▶ Task statement: All lines in the records below from the line with "Reproduce this chart with Observable Plot." through the line with "const fmt = v => v.toFixed(2);" are to be given again exactly, both ends included; the pictures are to be left out.

* BEGIN Input material *

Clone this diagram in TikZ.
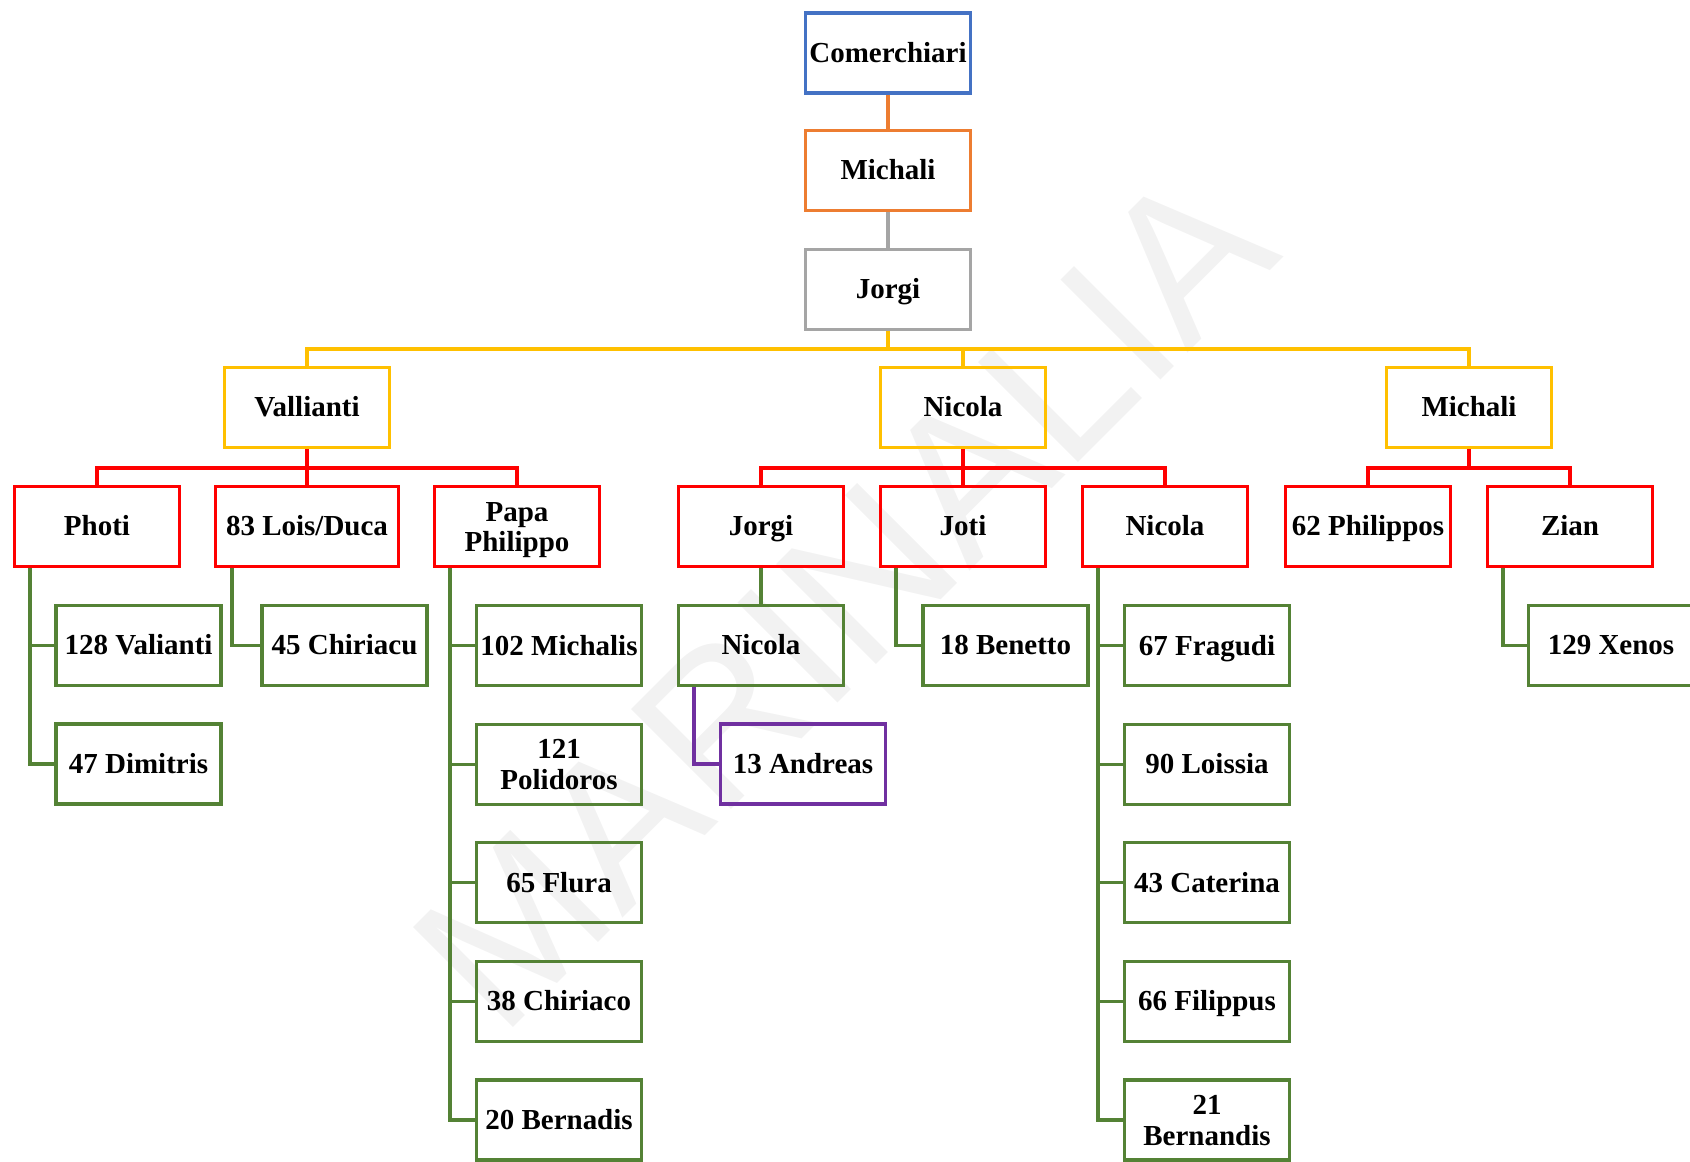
\documentclass[tikz,border=0pt]{standalone}
\usepackage{fontspec}
\setmainfont{Liberation Serif}
\newfontfamily\wmfont{Liberation Sans}
\definecolor{cblue}{HTML}{4472C4}
\definecolor{corange}{HTML}{ED7D31}
\definecolor{cgray}{HTML}{A5A5A5}
\definecolor{cyellow}{HTML}{FFC000}
\definecolor{cred}{HTML}{FF0000}
\definecolor{cgreen}{HTML}{548235}
\definecolor{cpurple}{HTML}{7030A0}
\newcommand\boxstrut{\rule[-4pt]{0pt}{18.8pt}}
\tikzset{
  box/.style={draw,line width=1.8pt,minimum width=3.3cm,minimum height=1.6cm,
    align=center,inner sep=1pt,font=\fontsize{16.5}{17.5}\selectfont\bfseries,
    execute at begin node=\boxstrut,execute at end node=\boxstrut},
  twoline/.style={execute at begin node={\rule{0pt}{33pt}}},
  lv0/.style={box,draw=cblue},
  lv1/.style={box,draw=corange},
  lv2/.style={box,draw=cgray},
  lv3/.style={box,draw=cyellow},
  lv4/.style={box,draw=cred},
  lv5/.style={box,draw=cgreen},
  lv6/.style={box,draw=cpurple},
  link/.style={line width=1.8pt}
}
\begin{document}
\begin{tikzpicture}[x=0.02cm,y=-0.02cm]
  \useasboundingbox (0,0) rectangle (1690,1162);
  % watermark
  \node[rotate=45,text=black!5,font=\wmfont\fontsize{117}{117}\selectfont] (wm) at (843,598) {MARINALIA};
  % top line
  \node[lv0] (top) at (888,53) {Comerchiari};
  \node[lv1] (mich) at (888,170.5) {Michali};
  \node[lv2] (jorgi) at (888,289.5) {Jorgi};
  \draw[link,corange] (top) -- (mich);
  \draw[link,cgray] (mich) -- (jorgi);
  % sons of Jorgi
  \node[lv3] (vall) at (307,407.5) {Vallianti};
  \node[lv3] (nic) at (963,407.5) {Nicola};
  \node[lv3] (mich2) at (1469,407.5) {Michali};
  \coordinate (b0) at (888,349);
  \draw[link,cyellow] (jorgi.south) -- (b0) -| (vall.north);
  \draw[link,cyellow] (b0) -| (nic.north);
  \draw[link,cyellow] (b0) -| (mich2.north);
  % grandsons
  \node[lv4] (photi) at (97,526.5) {Photi};
  \node[lv4,minimum width=3.66cm] (lois) at (307,526.5) {83 Lois/Duca};
  \node[lv4,twoline] (papa) at (517,526.5) {Papa\\Philippo};
  \node[lv4] (jorgi2) at (761,526.5) {Jorgi};
  \node[lv4] (joti) at (963,526.5) {Joti};
  \node[lv4] (nic2) at (1165,526.5) {Nicola};
  \node[lv4] (phil) at (1368,526.5) {62 Philippos};
  \node[lv4] (zian) at (1570,526.5) {Zian};
  \coordinate (b1) at (307,468);
  \coordinate (b2) at (963,468);
  \coordinate (b3) at (1469,468);
  \draw[link,cred] (vall.south) -- (b1);
  \draw[link,cred] (b1) -| (photi.north);
  \draw[link,cred] (b1) -- (lois.north);
  \draw[link,cred] (b1) -| (papa.north);
  \draw[link,cred] (nic.south) -- (b2);
  \draw[link,cred] (b2) -| (jorgi2.north);
  \draw[link,cred] (b2) -- (joti.north);
  \draw[link,cred] (b2) -| (nic2.north);
  \draw[link,cred] (mich2.south) -- (b3);
  \draw[link,cred] (b3) -| (phil.north);
  \draw[link,cred] (b3) -| (zian.north);
  % great-grandsons
  \node[lv5] (v1) at (138.5,645.5) {128 Valianti};
  \node[lv5] (v2) at (138.5,764) {47 Dimitris};
  \node[lv5] (l1) at (344.5,645.5) {45 Chiriacu};
  \node[lv5] (j1) at (761,645.5) {Nicola};
  \node[lv6] (j2) at (803,764) {13 Andreas};
  \node[lv5] (t1) at (1005.5,645.5) {18 Benetto};
  \node[lv5] (z1) at (1611,645.5) {129 Xenos};
  \foreach \lab/\s [count=\i] in {102 Michalis/,{121\\Polidoros}/twoline,65 Flura/,38 Chiriaco/,20 Bernadis/}
    \node[lv5,\s] (p\i) at (559,527+118.6*\i) {\lab};
  \foreach \lab/\s [count=\i] in {67 Fragudi/,90 Loissia/,43 Caterina/,66 Filippus/,{21\\Bernandis}/twoline}
    \node[lv5,\s] (n\i) at (1207,527+118.6*\i) {\lab};
  \foreach \c in {v1,v2}
    \draw[link,cgreen] ([xshift=0.34cm]photi.south west) |- (\c.west);
  \draw[link,cgreen] ([xshift=0.36cm]lois.south west) |- (l1.west);
  \foreach \i in {1,...,5}
    \draw[link,cgreen] ([xshift=0.34cm]papa.south west) |- (p\i.west);
  \draw[link,cgreen] (jorgi2) -- (j1);
  \draw[link,cpurple] ([xshift=0.34cm]j1.south west) |- (j2.west);
  \draw[link,cgreen] ([xshift=0.34cm]joti.south west) |- (t1.west);
  \foreach \i in {1,...,5}
    \draw[link,cgreen] ([xshift=0.34cm]nic2.south west) |- (n\i.west);
  \draw[link,cgreen] ([xshift=0.34cm]zian.south west) |- (z1.west);
\end{tikzpicture}
\end{document}
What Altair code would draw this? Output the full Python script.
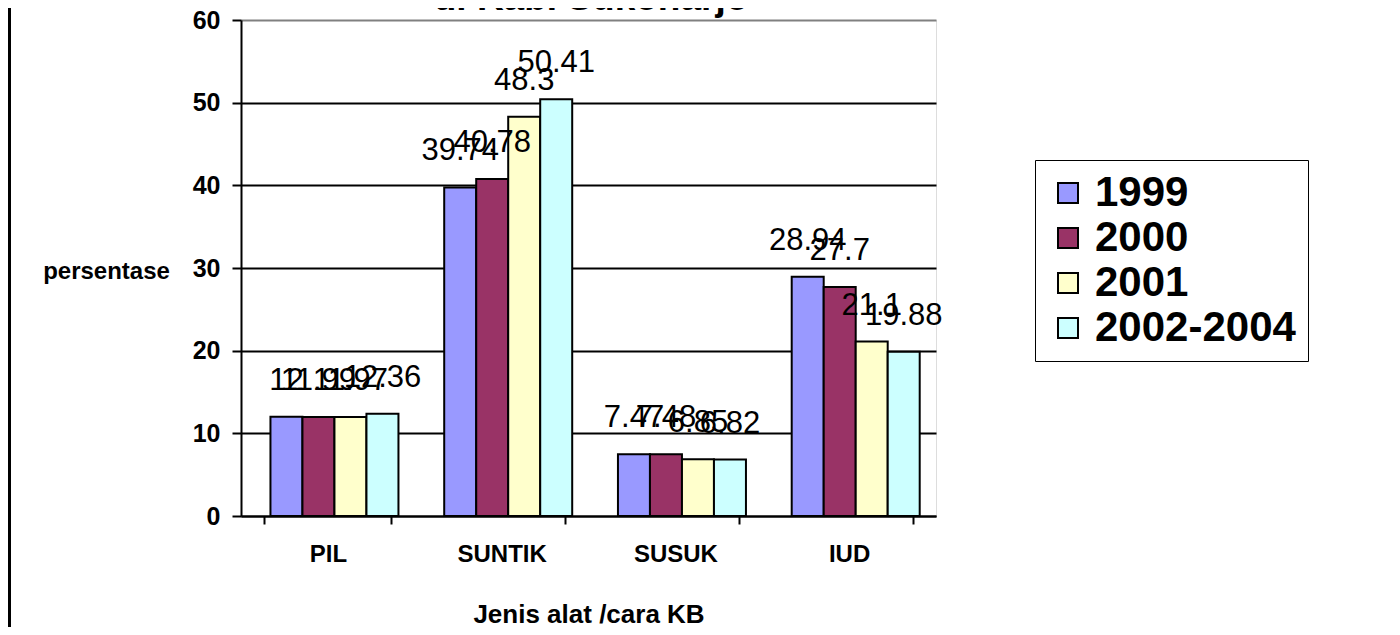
import altair as alt
import pandas as pd

categories = ["PIL", "SUNTIK", "SUSUK", "IUD"]
years = ["1999", "2000", "2001", "2002-2004"]
v1999 = [12, 39.74, 7.47, 28.94]
v2000 = [11.99, 40.78, 7.48, 27.7]
v2001 = [11.97, 48.3, 6.85, 21.1]
v2002 = [12.36, 50.41, 6.82, 19.88]
colors = ["#9999FF", "#993366", "#FFFFCC", "#CCFFFF"]
y_ticks = [0, 10, 20, 30, 40, 50, 60]
title_text = ["di Kab. Sukoharjo"]

rows = []
for yr, vals in zip(years, [v1999, v2000, v2001, v2002]):
    for c, v in zip(categories, vals):
        rows.append({"cat": c, "year": yr, "value": v, "label": f"{v:g}"})
df = pd.DataFrame(rows)

FONT = "Liberation Sans"

x = alt.X("cat:N", sort=categories,
          scale=alt.Scale(paddingInner=0.27, paddingOuter=0.135),
          axis=alt.Axis(title="Jenis alat /cara KB", labelAngle=0, tickBand="extent",
                        domainColor="black", domainWidth=2, tickColor="black",
                        tickWidth=2, tickSize=8, labelFont=FONT, labelFontSize=24,
                        labelFontWeight="bold", labelColor="black", labelPadding=18,
                        titleFont=FONT, titleFontSize=26, titleFontWeight="bold",
                        titleColor="black", titleY=106, titleBaseline="alphabetic"))
xo = alt.XOffset("year:N", sort=years,
                 scale=alt.Scale(paddingInner=0, paddingOuter=0, range=[6, 134]))
y = alt.Y("value:Q",
          scale=alt.Scale(domain=[0, 60], nice=False),
          axis=alt.Axis(title="persentase", values=y_ticks, domainColor="black",
                        domainWidth=2, tickColor="black", tickWidth=2, tickSize=9,
                        labelFont=FONT, labelFontSize=25, labelFontWeight="bold",
                        labelColor="black", labelPadding=12,
                        grid=True, gridWidth=2,
                        gridColor={"condition": {"test": "datum.value == 60", "value": "#808080"}, "value": "black"},
                        titleAngle=0, titleX=-135, titleY=251, titleAlign="center",
                        titleBaseline="middle", titleFont=FONT, titleFontSize=24,
                        titleFontWeight="bold", titleColor="black"))

bars = alt.Chart(df).mark_bar(stroke="black", strokeWidth=2).encode(
    x=x, xOffset=xo, y=y,
    color=alt.Color("year:N", sort=years, title=None,
                    scale=alt.Scale(domain=years, range=colors),
                    legend=alt.Legend(orient="none", legendX=794, legendY=140,
                                      strokeColor="black", fillColor="white",
                                      padding=12, symbolType="square", symbolSize=400,
                                      symbolStrokeColor="black", symbolStrokeWidth=2,
                                      labelFont=FONT, labelFontSize=42,
                                      labelFontWeight="bold", labelColor="black",
                                      labelOffset=6, rowPadding=3, labelLimit=400)),
)

labels = alt.Chart(df).mark_text(font=FONT, fontSize=31, color="black",
                                 baseline="alphabetic", dy=-27).encode(
    x=alt.X("cat:N", sort=categories), xOffset=xo, y="value:Q", text="label:N"
)

border = alt.Chart(pd.DataFrame({"v": [0]})).mark_rule(color="black", strokeWidth=3).encode(
    x=alt.value(-231.5), y=alt.value(-20), y2=alt.value(620)
)

title = alt.Chart(pd.DataFrame({"t": title_text})).mark_text(
    font=FONT, fontSize=37, fontWeight="bold", color="black",
    baseline="alphabetic", align="center").encode(
    text="t:N", x=alt.value(350), y=alt.value(-10)
)

chart = alt.layer(bars, labels, border, title).properties(
    width=695, height=496,
    autosize=alt.AutoSizeParams(type="none"),
    padding={"left": 233, "top": 12, "right": 456, "bottom": 111},
).configure_view(fill="#C0C0C0", stroke="#808080", strokeWidth=2).configure(background="white")

chart.save("out.html", embed_options={"renderer": "svg", "actions": False})
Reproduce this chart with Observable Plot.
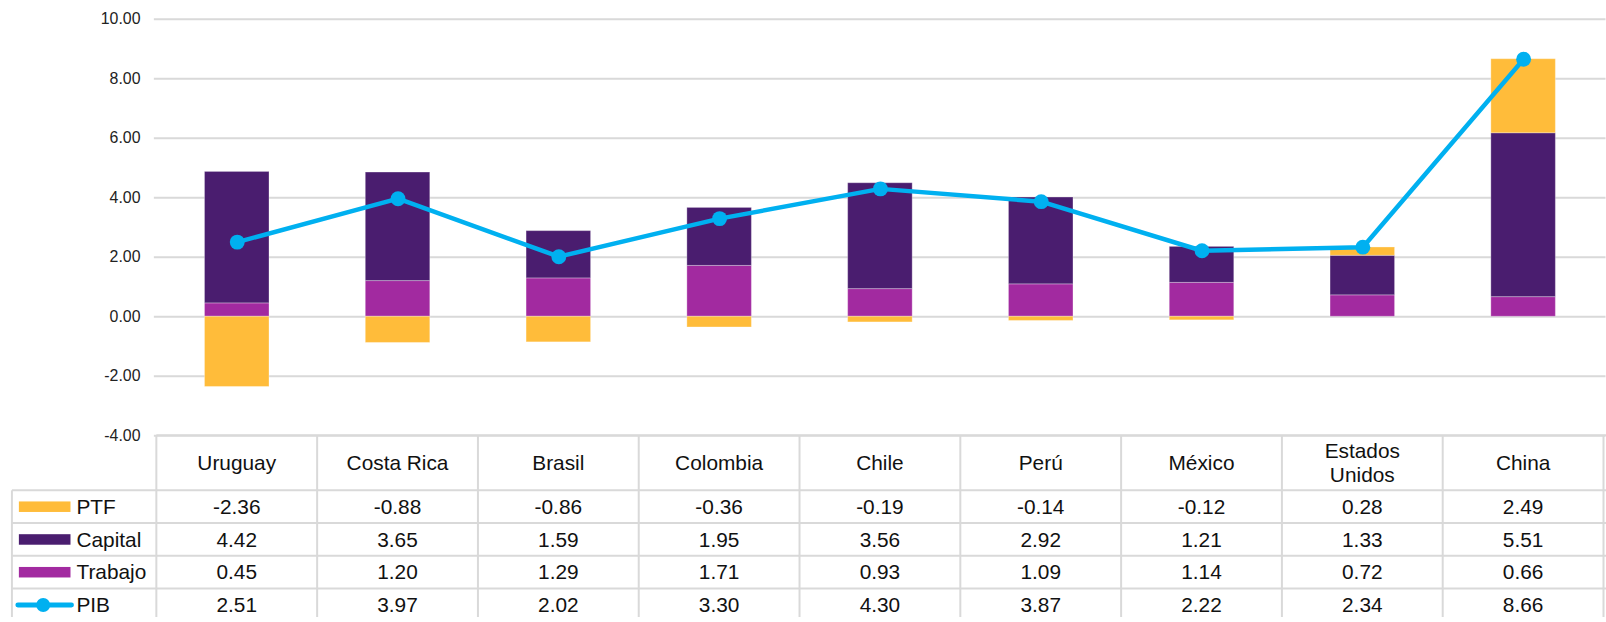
<!DOCTYPE html>
<html>
<head>
<meta charset="utf-8">
<script src="https://cdn.jsdelivr.net/npm/d3@7"></script>
<script src="https://cdn.jsdelivr.net/npm/@observablehq/plot@0.6"></script>
<style>
  html, body { margin: 0; padding: 0; overflow: hidden; background: #fff; }
  #chart svg { display: block; }
</style>
</head>
<body>
<div id="chart"></div>
<script>
// ---- data ----
const countries = ["Uruguay", "Costa Rica", "Brasil", "Colombia", "Chile", "Perú", "México", "Estados Unidos", "China"];
const headerLines = [["Uruguay"], ["Costa Rica"], ["Brasil"], ["Colombia"], ["Chile"], ["Perú"], ["México"], ["Estados", "Unidos"], ["China"]];
const ptf     = [-2.36, -0.88, -0.86, -0.36, -0.19, -0.14, -0.12, 0.28, 2.49];
const capital = [ 4.42,  3.65,  1.59,  1.95,  3.56,  2.92,  1.21, 1.33, 5.51];
const trabajo = [ 0.45,  1.20,  1.29,  1.71,  0.93,  1.09,  1.14, 0.72, 0.66];
const pib     = [ 2.51,  3.97,  2.02,  3.30,  4.30,  3.87,  2.22, 2.34, 8.66];
const seriesNames = ["PTF", "Capital", "Trabajo", "PIB"];
const seriesColors = ["#FFBC3A", "#4A1D6F", "#A22AA0", "#00B0F0"];
const yTicks = [-4, -2, 0, 2, 4, 6, 8, 10];

// ---- build tables for the library ----
const stacked = [];
countries.forEach((c, i) => {
  stacked.push({country: c, series: "Trabajo", value: trabajo[i]});
  stacked.push({country: c, series: "Capital", value: capital[i]});
  stacked.push({country: c, series: "PTF", value: ptf[i]});
});
const pibData = countries.map((c, i) => ({country: c, value: pib[i]}));
const fmt = v => v.toFixed(2);

const W = 1618, H = 622;
const chart = Plot.plot({
  width: W,
  height: H,
  marginLeft: 155,
  marginRight: 0.5,
  marginTop: 19,
  marginBottom: H - 438.5,
  style: {fontFamily: "'Liberation Sans', Arial, sans-serif", fontSize: "16px", color: "#222", background: "#fff"},
  x: {domain: countries, paddingInner: 0.6, paddingOuter: 0.3, axis: null},
  y: {domain: [-4, 10], axis: null},
  color: {domain: seriesNames, range: seriesColors},
  marks: [
    Plot.gridY(yTicks, {stroke: "#d9d9d9", strokeOpacity: 1, strokeWidth: 2}),
    Plot.barY(stacked, Plot.stackY({x: "country", y: "value", fill: "series", order: ["Trabajo", "Capital", "PTF"], stroke: "#ffffff", strokeOpacity: 0.3, strokeWidth: 1})),
    Plot.line(pibData, {x: "country", y: "value", stroke: seriesColors[3], strokeWidth: 4.5}),
    Plot.dot(pibData, {x: "country", y: "value", fill: seriesColors[3], r: 7.5}),
    Plot.axisY(yTicks, {tickSize: 0, tickPadding: 14, tickFormat: fmt, label: null, fontSize: 16})
  ]
});
document.getElementById("chart").appendChild(chart);

// ---- data table below the chart, positioned by the plot's scales ----
const xs = chart.scale("x");
const ys = chart.scale("y");
const step = xs.step;
const centers = countries.map(c => xs.apply(c) + xs.bandwidth / 2);
const bounds = [];
for (let i = 0; i <= countries.length; i++) bounds.push(centers[0] - step / 2 + i * step);
const tableTop = ys.apply(-4);
const headerH = 55.5, rowH = 33;
const legendLeft = 12;
const rightEdge = W;
const gridColor = "#d9d9d9";

const svg = d3.select(chart);
const g = svg.append("g").attr("font-family", "'Liberation Sans', Arial, sans-serif").attr("fill", "#111");

// horizontal lines
g.append("line").attr("x1", bounds[0]).attr("x2", rightEdge).attr("y1", tableTop).attr("y2", tableTop)
  .attr("stroke", gridColor).attr("stroke-width", 2);
for (let k = 0; k <= seriesNames.length; k++) {
  const y = tableTop + headerH + k * rowH;
  g.append("line").attr("x1", legendLeft).attr("x2", rightEdge).attr("y1", y).attr("y2", y)
    .attr("stroke", gridColor).attr("stroke-width", 2);
}
// vertical lines
g.append("line").attr("x1", legendLeft).attr("x2", legendLeft).attr("y1", tableTop + headerH).attr("y2", H + 10)
  .attr("stroke", gridColor).attr("stroke-width", 2);
bounds.forEach(x => {
  g.append("line").attr("x1", x).attr("x2", x).attr("y1", tableTop).attr("y2", H + 10)
    .attr("stroke", gridColor).attr("stroke-width", 2);
});

// header text
headerLines.forEach((lines, i) => {
  const cy = tableTop + headerH / 2;
  lines.forEach((t, j) => {
    g.append("text").attr("x", centers[i]).attr("y", cy + (j - (lines.length - 1) / 2) * 24)
      .attr("dy", "0.35em").attr("text-anchor", "middle").attr("font-size", 21).text(t);
  });
});

// rows
const rowValues = [ptf, capital, trabajo, pib];
rowValues.forEach((vals, k) => {
  const cy = tableTop + headerH + k * rowH + rowH / 2;
  vals.forEach((v, i) => {
    g.append("text").attr("x", centers[i]).attr("y", cy).attr("dy", "0.35em")
      .attr("text-anchor", "middle").attr("font-size", 21).text(fmt(v));
  });
  // legend key
  if (seriesNames[k] === "PIB") {
    g.append("line").attr("x1", 18).attr("x2", 72).attr("y1", cy).attr("y2", cy)
      .attr("stroke", seriesColors[k]).attr("stroke-width", 5).attr("stroke-linecap", "round");
    g.append("circle").attr("cx", 43.5).attr("cy", cy).attr("r", 7).attr("fill", seriesColors[k]);
  } else {
    g.append("rect").attr("x", 19).attr("y", cy - 5.3).attr("width", 52).attr("height", 10.6)
      .attr("fill", seriesColors[k]);
  }
  g.append("text").attr("x", 77).attr("y", cy).attr("dy", "0.35em").attr("text-anchor", "start")
    .attr("font-size", 21).text(seriesNames[k]);
});
</script>
</body>
</html>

* END Input material *

▶ Problem solution:
Reproduce this chart with Observable Plot.
<!DOCTYPE html>
<html>
<head>
<meta charset="utf-8">
<script src="https://cdn.jsdelivr.net/npm/d3@7"></script>
<script src="https://cdn.jsdelivr.net/npm/@observablehq/plot@0.6"></script>
<style>
  html, body { margin: 0; padding: 0; overflow: hidden; background: #fff; }
  #chart svg { display: block; }
</style>
</head>
<body>
<div id="chart"></div>
<script>
// ---- data ----
const countries = ["Uruguay", "Costa Rica", "Brasil", "Colombia", "Chile", "Perú", "México", "Estados Unidos", "China"];
const headerLines = [["Uruguay"], ["Costa Rica"], ["Brasil"], ["Colombia"], ["Chile"], ["Perú"], ["México"], ["Estados", "Unidos"], ["China"]];
const ptf     = [-2.36, -0.88, -0.86, -0.36, -0.19, -0.14, -0.12, 0.28, 2.49];
const capital = [ 4.42,  3.65,  1.59,  1.95,  3.56,  2.92,  1.21, 1.33, 5.51];
const trabajo = [ 0.45,  1.20,  1.29,  1.71,  0.93,  1.09,  1.14, 0.72, 0.66];
const pib     = [ 2.51,  3.97,  2.02,  3.30,  4.30,  3.87,  2.22, 2.34, 8.66];
const seriesNames = ["PTF", "Capital", "Trabajo", "PIB"];
const seriesColors = ["#FFBC3A", "#4A1D6F", "#A22AA0", "#00B0F0"];
const yTicks = [-4, -2, 0, 2, 4, 6, 8, 10];

// ---- build tables for the library ----
const stacked = [];
countries.forEach((c, i) => {
  stacked.push({country: c, series: "Trabajo", value: trabajo[i]});
  stacked.push({country: c, series: "Capital", value: capital[i]});
  stacked.push({country: c, series: "PTF", value: ptf[i]});
});
const pibData = countries.map((c, i) => ({country: c, value: pib[i]}));
const fmt = v => v.toFixed(2);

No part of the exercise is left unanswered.